Bills of Exchange - Meaning & Definition, Essentials and Specimen

Negotiable Instruments Act' 1881 Notes
Business Laws Notes B.Com 1st & 2nd Sem CBCS Pattern 

Bills of Exchange Meaning & Definition

A bill of exchange or “draft” is a written order by the drawer to the drawee to pay money to the payee. It is an unconditional order issued by a person or business which directs the recipient to pay a fixed sum of money to a third party at a future date. The future date may be either fixed or negotiable. A bill of exchange must be in writing and signed and dated. Bills of exchange are used primarily in international trade, and are written orders by one person to his bank to pay the bearer a specific sum on a specific date.

As per Section 5 a “bill of exchange” is “an instrument in writing containing an unconditional order, signed by the maker, directing a certain person to pay a certain sum of money only to, or to the order of, a certain person or to the bearer of the instrument.”

Essentials of a Bills of exchange

1)      Number of parties:  A bill of exchange has 3 parties:

Ø  the drawer, who draws the bill of exchange

Ø  the drawee, who has to make the payment

Ø  the payee, who is entitled to the payment.

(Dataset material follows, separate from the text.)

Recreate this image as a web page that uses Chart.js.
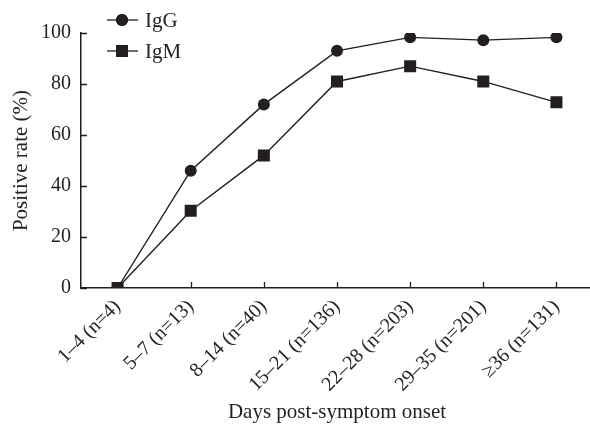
<!DOCTYPE html>
<html>
<head>
<meta charset="utf-8">
<script src="https://cdn.jsdelivr.net/npm/chart.js@4"></script>
<style>
    html, body { margin: 0; padding: 0; background: #fff; overflow: hidden; }
    #charts { width: 593px; height: 433px; }
</style>
</head>
<body>
<div id="charts"><canvas id="myChart"></canvas></div>
<script>
const dias = ['1–4 (n=4)', '5–7 (n=13)', '8–14 (n=40)', '15–21 (n=136)', '22–28 (n=203)', '29–35 (n=201)', '≥36 (n=131)']
const igg = [0, 46, 72, 93, 98.3, 97.2, 98.3]
const igm = [0, 30.3, 52, 81, 87, 81, 72.8]
const ticksY = [0, 20, 40, 60, 80, 100]

const tinta = '#231f20'
const fuente = 'Liberation Serif, Times New Roman, serif'

// marcas de los ejes hacia adentro
const marcas = {
    id: 'marcas',
    beforeDatasetsDraw(chart) {
        const c = chart.ctx
        const xs = chart.scales.x
        const ys = chart.scales.y
        c.save()
        c.strokeStyle = tinta
        c.lineWidth = 1.3
        c.beginPath()
        for (let i = 0; i < xs.ticks.length; i++) {
            const px = Math.round(xs.getPixelForTick(i)) + 0.5
            c.moveTo(px, ys.bottom)
            c.lineTo(px, ys.bottom - 6)
        }
        for (let i = 0; i < ys.ticks.length; i++) {
            const py = Math.round(ys.getPixelForTick(i)) + 0.5
            c.moveTo(xs.left, py)
            c.lineTo(xs.left + 6, py)
        }
        c.stroke()
        c.restore()
    }
}

// leyenda con linea y marcador
const leyenda = {
    id: 'leyenda',
    afterDraw(chart) {
        const c = chart.ctx
        c.save()
        chart.data.datasets.forEach((ds, i) => {
            const y = 20 + i * 31
            c.strokeStyle = tinta
            c.lineWidth = 1.3
            c.beginPath()
            c.moveTo(107, y)
            c.lineTo(138, y)
            c.stroke()
            Chart.helpers.drawPoint(c, {
                pointStyle: ds.pointStyle,
                radius: ds.pointRadius,
                borderWidth: 0
            }, 122, y)
            c.fillStyle = tinta
            c.fill()
            c.font = '21px ' + fuente
            c.textBaseline = 'middle'
            c.fillText(ds.label, 145, y + 1)
        })
        c.restore()
    }
}

const ctx = document.getElementById('myChart')
new Chart(ctx, {
    type: 'line',
    data: {
        labels: dias,
        datasets: [{
            label: 'IgG',
            data: igg,
            borderColor: tinta,
            backgroundColor: tinta,
            borderWidth: 1.4,
            pointStyle: 'circle',
            pointRadius: 6,
            pointBorderWidth: 0
        }, {
            label: 'IgM',
            data: igm,
            borderColor: tinta,
            backgroundColor: tinta,
            borderWidth: 1.4,
            pointStyle: 'rect',
            pointRadius: 8.5,
            pointBorderWidth: 0
        }]
    },
    options: {
        responsive: true,
        maintainAspectRatio: false,
        animation: false,
        layout: { autoPadding: false, padding: { top: 33, right: 0, left: 0, bottom: 0 } },
        plugins: {
            legend: { display: false },
            tooltip: { enabled: false }
        },
        scales: {
            x: {
                offset: true,
                grid: { display: false, drawTicks: false },
                border: { color: tinta, width: 1.5 },
                ticks: {
                    color: tinta,
                    font: { family: fuente, size: 20 },
                    minRotation: 45,
                    maxRotation: 45,
                    padding: 7
                },
                title: {
                    display: true,
                    text: 'Days post-symptom onset',
                    color: tinta,
                    font: { family: fuente, size: 21 },
                    padding: { top: 4, bottom: 8 }
                },
                afterFit(scale) {
                    scale.height = 145
                    scale.paddingRight = 0
                    scale.paddingLeft = 0
                }
            },
            y: {
                min: 0,
                max: 100,
                afterBuildTicks(scale) { scale.ticks = ticksY.map(v => ({ value: v })) },
                grid: { display: false, drawTicks: false },
                border: { color: tinta, width: 1.5 },
                ticks: {
                    color: tinta,
                    font: { family: fuente, size: 20 },
                    padding: 10
                },
                title: {
                    display: true,
                    text: 'Positive rate (%)',
                    color: tinta,
                    font: { family: fuente, size: 21 },
                    padding: { top: 9, bottom: 0 }
                },
                afterFit(scale) {
                    scale.width = 81
                    scale.paddingTop = 0
                    scale.paddingBottom = 0
                }
            }
        }
    },
    plugins: [marcas, leyenda]
})
</script>
</body>
</html>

Sometimes the drawer and the payee can be one and the same person.

2)      It Must be in writing: The Bill of Exchange must be in writing.

3)      Express order to pay:  This is the essence of a bill of exchange. There must be an ‘order by the drawer to the drawee to pay’. The order must be a command and not an excessive request.

4)      Order must be unconditional:  The order to pay must be unconditional. In other words the happening of the condition must be certain.

5)      Order to pay money only:  Just as a promissory note, the instrument must be for money only.

6)      Sum payable to be certain:  The amount payable must be certain. There should be no ambiguity in the amount to be paid through the Bill of Exchange.

7)      Must be signed:  The instrument is complete only when it is signed by the drawer and the drawee.

8)      Must bear the stamp:  A Bill of Exchange must be properly stamped in accordance with the Indian Stamp Act, 1899 and must also be properly cancelled.

9)      Other formalities:  Formalities such as date, place, consideration, etc. are usually found in a Bill of Exchange.

10)   Requisites of a contract to be complied with:  All requisites of a valid contract like capacity to contract, consideration, free consent, lawful object must be present.